I am not going to debate corporal punishment here, but I want to tell a story from his past that illustrates one of the great merits of homeschooling.
Once there was a little boy who had trouble sitting still for extended periods of time. (Isn’t that the story of every little boy?)
One day, he was sitting in his classroom at school when a firetruck drove by the window. He did what every child in the room, especially every little boy, wanted to do. He ran to the window to see the firetruck.
Unfortunately, the children were not allowed to leave their seats without asking permission. Because he had not asked, this naturally curious little boy was in trouble.
And because this was the bad old days, he was smacked across the hands with a strap as punishment for leaving his seat without permission.
The purpose of curiosity is to inspire us to learn.
Before we go any further, let me say that I have many years of experience teaching in a classroom. I know the chaos that could ensue if all the children ran around the room while the teacher was trying to teach.
But even considering that, I think this is a tragic story.
Rather than restricting it, we need to cultivate curiosity in our children. Every society needs the kind of people who are willing to investigate the unusual, are able track things down and study them, and have the courage to jump out of their comfortable seats and follow their dreams.
Homeschooling gives children the freedom to pursue their interests. While I do believe that following an established curriculum is essential to ensuring a well-rounded education, it is also a wonderful thing to take that tangent into the realm of fascination.
Do you have a little boy who loves firetrucks?
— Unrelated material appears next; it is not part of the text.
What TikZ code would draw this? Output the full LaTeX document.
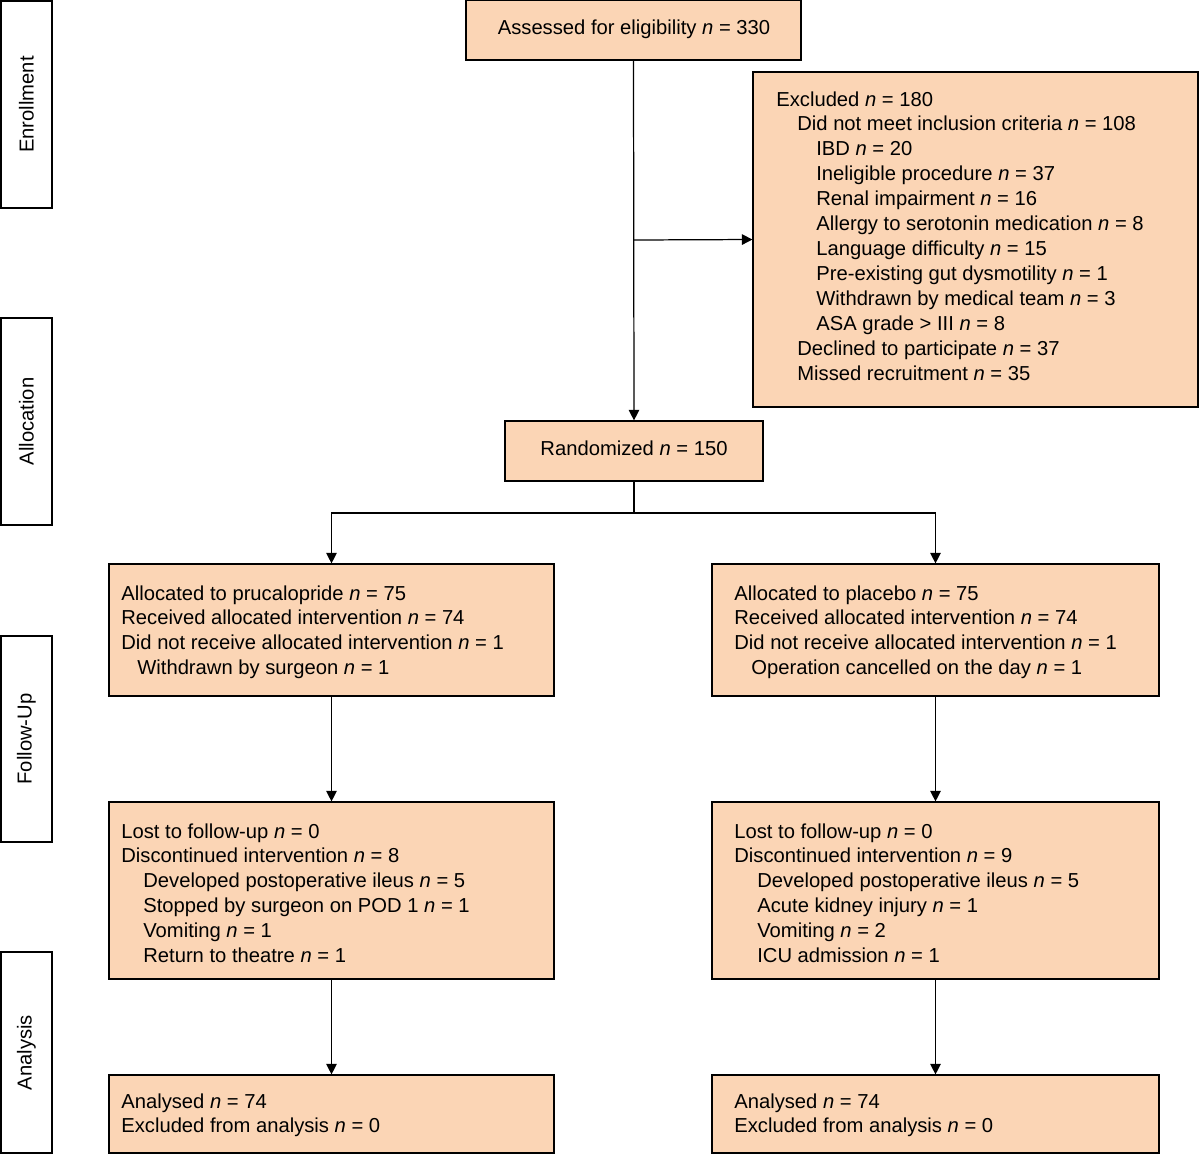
\documentclass[tikz,border=0pt]{standalone}
\usepackage{fontspec}
\setmainfont{Liberation Sans}
\usetikzlibrary{arrows.meta}
\definecolor{peach}{RGB}{251,213,181}
\newcommand{\nn}{\textit{n}}
\newcommand{\ia}{\hspace*{0.42cm}}
\newcommand{\ib}{\hspace*{0.80cm}}
\begin{document}
\begin{tikzpicture}[x=0.02cm,y=-0.02cm,
  box/.style={draw=black,fill=peach,line width=0.7pt,inner sep=0pt},
  side/.style={draw=black,fill=white,line width=0.7pt,inner sep=0pt},
  txt/.style={inner sep=0pt,anchor=north west,align=left,font=\fontsize{11.5pt}{14.2pt}\selectfont},
  stxt/.style={inner sep=0pt,rotate=90,font=\fontsize{11.5pt}{14.2pt}\selectfont},
  arr/.style={line width=0.7pt,-{Triangle[length=6pt,width=6pt]}},
  ln/.style={line width=0.7pt}]
\useasboundingbox (0,0) rectangle (1200,1154);
% side labels
\draw[side] (1,1) rectangle (52,208) node[stxt,midway] {Enrollment};
\draw[side] (1,318) rectangle (52,525) node[stxt,midway] {Allocation};
\draw[side] (1,636) rectangle (52,842) node[stxt,midway] {Follow-Up};
\draw[side] (1,952) rectangle (52,1153) node[stxt,midway] {Analysis};
% boxes
\node[box,minimum width=6.7cm,minimum height=1.2cm] (ass) at (633.5,30) {};
\node[box,minimum width=8.9cm,minimum height=6.7cm] (exc) at (975.5,239.5) {};
\node[box,minimum width=5.16cm,minimum height=1.2cm] (ran) at (634,451) {};
\node[box,minimum width=8.9cm,minimum height=2.64cm] (la) at (331.5,630) {};
\node[box,minimum width=8.94cm,minimum height=2.64cm] (ra) at (935.5,630) {};
\node[box,minimum width=8.9cm,minimum height=3.54cm] (lf) at (331.5,890.5) {};
\node[box,minimum width=8.94cm,minimum height=3.54cm] (rf) at (935.5,890.5) {};
\node[box,minimum width=8.9cm,minimum height=1.56cm] (ln) at (331.5,1114) {};
\node[box,minimum width=8.94cm,minimum height=1.56cm] (rn) at (935.5,1114) {};
% texts
\node[txt,anchor=base] at (634,34) {Assessed for eligibility \nn{} = 330};
\node[txt,anchor=base] at (634,455) {Randomized \nn{} = 150};
\node[txt] at (776,91) {Excluded \nn{} = 180\\
\ia Did not meet inclusion criteria \nn{} = 108\\
\ib IBD \nn{} = 20\\
\ib Ineligible procedure \nn{} = 37\\
\ib Renal impairment \nn{} = 16\\
\ib Allergy to serotonin medication \nn{} = 8\\
\ib Language difficulty \nn{} = 15\\
\ib Pre-existing gut dysmotility \nn{} = 1\\
\ib Withdrawn by medical team \nn{} = 3\\
\ib ASA grade > III \nn{} = 8\\
\ia Declined to participate \nn{} = 37\\
\ia Missed recruitment \nn{} = 35};
\node[txt] at (121,585) {Allocated to prucalopride \nn{} = 75\\
Received allocated intervention \nn{} = 74\\
Did not receive allocated intervention \nn{} = 1\\
\hspace*{0.32cm}Withdrawn by surgeon \nn{} = 1};
\node[txt] at (734,585) {Allocated to placebo \nn{} = 75\\
Received allocated intervention \nn{} = 74\\
Did not receive allocated intervention \nn{} = 1\\
\hspace*{0.34cm}Operation cancelled on the day \nn{} = 1};
\node[txt] at (121,823) {Lost to follow-up \nn{} = 0\\
Discontinued intervention \nn{} = 8\\
\hspace*{0.44cm}Developed postoperative ileus \nn{} = 5\\
\hspace*{0.44cm}Stopped by surgeon on POD 1 \nn{} = 1\\
\hspace*{0.44cm}Vomiting \nn{} = 1\\
\hspace*{0.44cm}Return to theatre \nn{} = 1};
\node[txt] at (734,823) {Lost to follow-up \nn{} = 0\\
Discontinued intervention \nn{} = 9\\
\hspace*{0.46cm}Developed postoperative ileus \nn{} = 5\\
\hspace*{0.46cm}Acute kidney injury \nn{} = 1\\
\hspace*{0.46cm}Vomiting \nn{} = 2\\
\hspace*{0.46cm}ICU admission \nn{} = 1};
\node[txt] at (121,1093) {Analysed \nn{} = 74\\Excluded from analysis \nn{} = 0};
\node[txt] at (734,1093) {Analysed \nn{} = 74\\Excluded from analysis \nn{} = 0};
% connectors
\coordinate (j1) at (634,240);
\coordinate (j2) at (634,513);
\draw[arr] (ass.south) -- (ran.north);
\draw[arr] (j1) -- (exc.west);
\draw[ln] (ran.south) -- (j2);
\draw[arr] (j2) -| (la.north);
\draw[arr] (j2) -| (ra.north);
\draw[arr] (la.south) -- (lf.north);
\draw[arr] (ra.south) -- (rf.north);
\draw[arr] (lf.south) -- (ln.north);
\draw[arr] (rf.south) -- (rn.north);
\end{tikzpicture}
\end{document}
Call the fire station and arrange a tour! Don’t be afraid to let your children learn everything they can about the things that naturally interest them.
Run to the window with them, and teach them how to learn more about whatever it is that makes them jump up out of their seats. The purpose of curiosity is to inspire us to learn.
Don’t be afraid to cultivate curiosity in your children and in your own life, as well.
Every society needs the kind of people who are willing to investigate the unusual, can track things down and study them, and have the courage to jump out of their comfortable seats and follow their dreams.